> [DIRECTION] Starting at the first line of the listing below, repeat each line exactly until the line containing "const textColor = '#555555';", which you include. Leave out pictures.

> [AVAILABLE DATA]
□ □ □ □ □ □ □

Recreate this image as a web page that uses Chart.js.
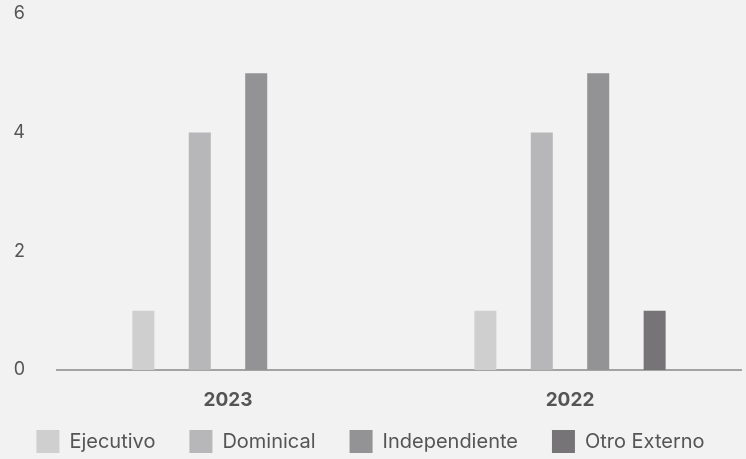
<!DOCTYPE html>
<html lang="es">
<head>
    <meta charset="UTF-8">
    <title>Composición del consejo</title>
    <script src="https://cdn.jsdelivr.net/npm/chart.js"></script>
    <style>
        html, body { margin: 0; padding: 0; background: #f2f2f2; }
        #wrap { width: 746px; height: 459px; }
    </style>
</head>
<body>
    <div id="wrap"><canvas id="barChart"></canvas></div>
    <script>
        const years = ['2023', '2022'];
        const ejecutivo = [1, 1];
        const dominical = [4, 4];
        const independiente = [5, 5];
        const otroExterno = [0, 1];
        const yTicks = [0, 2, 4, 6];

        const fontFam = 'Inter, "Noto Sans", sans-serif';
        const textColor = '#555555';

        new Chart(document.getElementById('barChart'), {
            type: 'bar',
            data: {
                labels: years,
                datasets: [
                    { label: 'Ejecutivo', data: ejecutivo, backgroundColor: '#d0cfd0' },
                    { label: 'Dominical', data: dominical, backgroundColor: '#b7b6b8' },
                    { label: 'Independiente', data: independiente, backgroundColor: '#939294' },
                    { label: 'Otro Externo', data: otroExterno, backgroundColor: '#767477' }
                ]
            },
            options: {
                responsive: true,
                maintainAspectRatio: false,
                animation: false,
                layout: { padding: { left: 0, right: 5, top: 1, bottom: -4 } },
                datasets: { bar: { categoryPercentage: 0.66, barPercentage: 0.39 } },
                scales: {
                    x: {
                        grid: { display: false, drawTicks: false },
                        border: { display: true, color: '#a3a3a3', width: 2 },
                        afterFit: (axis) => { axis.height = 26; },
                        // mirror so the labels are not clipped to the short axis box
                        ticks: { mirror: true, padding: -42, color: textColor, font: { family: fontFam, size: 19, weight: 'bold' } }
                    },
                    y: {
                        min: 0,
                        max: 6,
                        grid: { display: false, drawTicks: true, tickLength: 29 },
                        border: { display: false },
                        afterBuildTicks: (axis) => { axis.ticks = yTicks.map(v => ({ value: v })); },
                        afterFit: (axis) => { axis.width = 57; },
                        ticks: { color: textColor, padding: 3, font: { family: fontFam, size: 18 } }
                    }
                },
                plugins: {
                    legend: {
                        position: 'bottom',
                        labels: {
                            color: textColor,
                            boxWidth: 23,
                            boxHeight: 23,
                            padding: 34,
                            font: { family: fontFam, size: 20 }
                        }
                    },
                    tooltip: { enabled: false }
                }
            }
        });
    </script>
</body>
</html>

□ □ □ □ □ □ □

> [RESULT OF THIS EXERCISE]
Recreate this image as a web page that uses Chart.js.
<!DOCTYPE html>
<html lang="es">
<head>
    <meta charset="UTF-8">
    <title>Composición del consejo</title>
    <script src="https://cdn.jsdelivr.net/npm/chart.js"></script>
    <style>
        html, body { margin: 0; padding: 0; background: #f2f2f2; }
        #wrap { width: 746px; height: 459px; }
    </style>
</head>
<body>
    <div id="wrap"><canvas id="barChart"></canvas></div>
    <script>
        const years = ['2023', '2022'];
        const ejecutivo = [1, 1];
        const dominical = [4, 4];
        const independiente = [5, 5];
        const otroExterno = [0, 1];
        const yTicks = [0, 2, 4, 6];

        const fontFam = 'Inter, "Noto Sans", sans-serif';
        const textColor = '#555555';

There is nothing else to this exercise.